I will never forget entering a gay vaquero bar for the very first time and seeing my Tio Luis––a macho cowboy from the sierras of Durango––dancing arm-in-arm with another man. I had never seen anything like it. I had never even pondered the possibility of it. I will never forget entering that gay vaquero bar and seeing what I saw because frankly, after that moment, I would never be the same again.

As the youngest son from a farm-and-factory-laboring immigrant family of nine, I grew up in the United States always coming home to rural Mexico––a bucolic land of memory, Catholicism and gendered traditions in which homosexuality simply did not and could not exist. I arrived at adolescence dancing cumbia and quebradita, wearing cowboy boots and learning to master the guitar so I could perform at Sunday mass. I arrived at adolescence overcome by Cholo culture, barrio gang violence and the constant concern of so many relatives landing in prison. But I also arrived at adolescence burdened by a shameful secret I couldn’t quite make sense of and which, as the time went by, forced me further and further into a lonely place of fear, shame and vigorous introspection.

It has been noted that homosexuality is the only minority group one isn’t born into. As a Mexicano, I could turn to my father, mother and numerous siblings to gauge how I might overcome the cultural difficulties of living in an unfamiliar country. Queerness, on the other hand, meant complete and utter isolation. There was nobody I could turn to with my anxious questions, no built-in community, so my burgeoning homosexuality became antithetical to my Latine culture. Queerness and Latinidad were mutually exclusive, it seemed, thrusting me into a crisis of identity at a woefully young age.

You can imagine, then, my complete shock when I entered my first gay vaquero bar only to find my beloved Tio Luis in the arms of another man. But as I approached the dance floor, I came to realize that, despite the same tejana, the same handlebar mustache and the very same portly build, this wasn’t my Tio Luis after all. No, as I drew closer and the gay vaqueros spun upon the dance floor, they were also mi padre, mi primo, mi padrino. For the very first time in my life I witnessed vaqueros––the veritable embodiment of masculinity to which I was always taught to strive–– participating in queer culture. They were all so strikingly familiar, so much like the men I knew and loved that being at that bar suddenly felt like home.

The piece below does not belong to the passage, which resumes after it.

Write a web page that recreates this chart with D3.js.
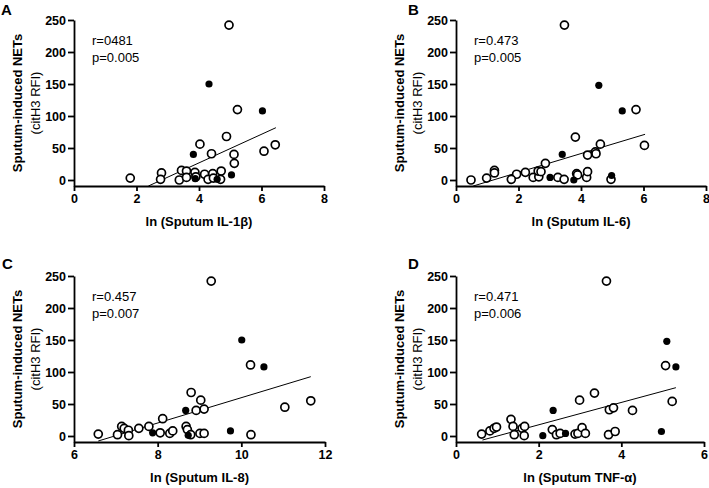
<!DOCTYPE html>
<html>
<head>
<meta charset="utf-8">
<script src="https://cdn.jsdelivr.net/npm/d3@7"></script>
<style>
  html, body { margin: 0; padding: 0; background: #fff; }
  svg { display: block; font-family: Arial, "Liberation Sans", Helvetica, sans-serif; }
</style>
</head>
<body>
<svg id="chart" width="709" height="488"></svg>
<script>
// panel A: ln(Sputum IL-1b)
const openA = [[4.96,242],[5.23,110],[4.88,68],[4.03,56],[4.40,41],[5.12,40],[5.13,26],[6.08,45],[6.44,55],
  [1.80,3],[2.80,11],[2.77,1],[3.37,0],[3.44,15],[3.60,14],[3.60,4],[3.87,12],[3.90,5],[4.18,9],
  [4.29,1],[4.44,10],[4.46,3],[4.71,14],[4.69,1]];
const filledA = [[4.32,150],[6.03,108],[3.82,40],[5.04,8],[3.88,2],[4.58,1]];
const fitA = [[2.38,-9.4],[6.46,81.7]];

// panel B: ln(Sputum IL-6)
const openB = [[3.47,242],[5.76,110],[3.82,67],[6.03,54],[4.62,56],[4.46,44],[4.48,41],[4.21,39],
  [2.86,26],[2.22,12],[1.94,9],[0.98,3],[0.48,0],[1.23,15],[1.23,11],[1.77,1],[2.47,4],[2.65,5],
  [2.63,14],[2.72,13],[3.26,4],[3.46,1],[3.86,10],[3.89,8],[4.18,4],[4.21,13],[4.96,1]];
const filledB = [[4.57,148],[5.32,108],[3.40,40],[3.01,4],[3.77,0],[4.98,7]];
const fitB = [[0.55,-9.4],[6.05,71.4]];

// panel C: ln(Sputum IL-8)
const openC = [[9.28,242],[10.22,111],[8.80,68],[9.03,56],[8.92,40],[9.11,42],[11.04,45],[11.66,55],
  [8.12,27],[6.58,3],[7.04,2],[7.14,15],[7.20,12],[7.30,9],[7.31,0.5],[7.55,12],[7.79,15],[8.06,5],
  [8.29,4],[8.36,8],[8.68,15],[8.71,10],[8.79,2],[9.01,4],[9.11,4],[10.23,2]];
const filledC = [[10.01,150],[10.54,108],[8.67,40],[7.88,5],[8.73,1],[9.74,8]];
const fitC = [[6.58,-7.8],[11.66,92.7]];

// panel D: ln(Sputum TNF-a)
const openD = [[3.64,242],[5.07,110],[3.35,67],[2.99,56],[5.23,54],[3.71,41],[3.81,44],[4.27,40],
  [0.62,3],[0.82,8],[0.92,12],[0.98,14],[1.33,26],[1.38,15],[1.41,2],[1.60,12],[1.66,15],[1.65,0.5],
  [2.33,10],[2.43,2],[2.52,4],[2.88,3],[2.95,4],[3.05,13],[3.13,4],[3.69,2],[3.85,7]];
const filledD = [[5.10,148],[5.32,108],[2.35,40],[2.10,0.5],[2.65,4],[4.97,7]];
const fitD = [[0.64,-6.3],[5.32,75.5]];

const yTicks = [0, 50, 100, 150, 200, 250];
const xTicksA = [0, 2, 4, 6, 8];
const xTicksC = [6, 8, 10, 12];
const xTicksD = [0, 2, 4, 6];

const panels = [
  { letter: 'A', open: openA, filled: filledA, fit: fitA, stats: ['r=0481', 'p=0.005'],
    xTitle: 'ln (Sputum IL-1\u03b2)', xDomain: [0, 8], xTicks: xTicksA,
    left: 74, right: 324, top: 20, bottom: 186, letterX: 1, letterY: 15 },
  { letter: 'B', open: openB, filled: filledB, fit: fitB, stats: ['r=0.473', 'p=0.005'],
    xTitle: 'ln (Sputum IL-6)', xDomain: [0, 8], xTicks: xTicksA,
    left: 456, right: 706, top: 20, bottom: 186, letterX: 408, letterY: 15 },
  { letter: 'C', open: openC, filled: filledC, fit: fitC, stats: ['r=0.457', 'p=0.007'],
    xTitle: 'ln (Sputum IL-8)', xDomain: [6, 12], xTicks: xTicksC,
    left: 74, right: 325, top: 276, bottom: 442, letterX: 2, letterY: 269 },
  { letter: 'D', open: openD, filled: filledD, fit: fitD, stats: ['r=0.471', 'p=0.006'],
    xTitle: 'ln (Sputum TNF-\u03b1)', xDomain: [0, 6], xTicks: xTicksD,
    left: 456, right: 704, top: 276, bottom: 442, letterX: 408, letterY: 269 }
];

const svg = d3.select('#chart');
const fmt = d3.format('d');

panels.forEach(p => {
  const g = svg.append('g');
  // y: 0 sits 6px above the x axis, 250 at top
  const yMin = -6 / ((p.bottom - p.top) / 259.375);
  const x = d3.scaleLinear().domain(p.xDomain).range([p.left, p.right]);
  const y = d3.scaleLinear().domain([yMin, 250]).range([p.bottom, p.top]);

  // y axis
  const yAxis = g.append('g')
    .attr('transform', `translate(${p.left},0)`)
    .call(d3.axisLeft(y).tickValues(yTicks).tickFormat(fmt).tickSize(6).tickSizeOuter(0).tickPadding(2));
  // x axis
  const xAxis = g.append('g')
    .attr('transform', `translate(0,${p.bottom})`)
    .call(d3.axisBottom(x).tickValues(p.xTicks).tickFormat(fmt).tickSize(5).tickSizeOuter(0).tickPadding(3));

  [yAxis, xAxis].forEach(a => {
    a.select('.domain').attr('stroke', '#000').attr('stroke-width', 1.8);
    a.selectAll('.tick line').attr('stroke', '#000').attr('stroke-width', 1.8);
    a.selectAll('.tick text')
      .attr('fill', '#000')
      .attr('font-size', 12.5)
      .attr('font-weight', 'bold')
      .attr('font-family', 'Arial, "Liberation Sans", Helvetica, sans-serif');
  });

  // regression line
  g.append('line')
    .attr('x1', x(p.fit[0][0])).attr('y1', y(p.fit[0][1]))
    .attr('x2', x(p.fit[1][0])).attr('y2', y(p.fit[1][1]))
    .attr('stroke', '#000').attr('stroke-width', 1);

  // open circles
  g.selectAll('.open').data(p.open).enter()
    .append('circle')
    .attr('class', 'open')
    .attr('cx', d => x(d[0])).attr('cy', d => y(d[1]))
    .attr('r', 4)
    .attr('fill', '#fff').attr('stroke', '#000').attr('stroke-width', 1.7);

  // filled circles
  g.selectAll('.filled').data(p.filled).enter()
    .append('circle')
    .attr('class', 'filled')
    .attr('cx', d => x(d[0])).attr('cy', d => y(d[1]))
    .attr('r', 3.6)
    .attr('fill', '#000');

  // stats
  p.stats.forEach((s, i) => {
    g.append('text')
      .attr('x', p.left + 18).attr('y', p.top + 25 + i * 17)
      .attr('font-size', 13).attr('fill', '#000')
      .text(s);
  });

  // x title
  g.append('text')
    .attr('x', (p.left + p.right) / 2).attr('y', p.bottom + 40)
    .attr('text-anchor', 'middle')
    .attr('font-size', 13).attr('font-weight', 'bold')
    .text(p.xTitle);

  // y title (two lines, rotated)
  const cy = (p.top + p.bottom) / 2;
  g.append('text')
    .attr('transform', `translate(${p.left - 52},${cy}) rotate(-90)`)
    .attr('text-anchor', 'middle')
    .attr('font-size', 13).attr('font-weight', 'bold')
    .text('Sputum-induced NETs');
  g.append('text')
    .attr('transform', `translate(${p.left - 34},${cy}) rotate(-90)`)
    .attr('text-anchor', 'middle')
    .attr('font-size', 13)
    .text('(citH3 RFI)');

  // panel letter
  svg.append('text')
    .attr('x', p.letterX).attr('y', p.letterY)
    .attr('font-size', 15).attr('font-weight', 'bold')
    .text(p.letter);
});
</script>
</body>
</html>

My mind spun with swift jubilation, ushering in a truly transformative moment. Unexpectedly, I found myself encouraged to embrace both my queerness and my Latine heritage as equally integral parts of myself. EL PAISA examines this singular experience and how it empowered me to finally claim my own intersectional and multicultural Queer identity––an identity that continues evolving to this very day and which enables me to thrive in an increasingly complex world.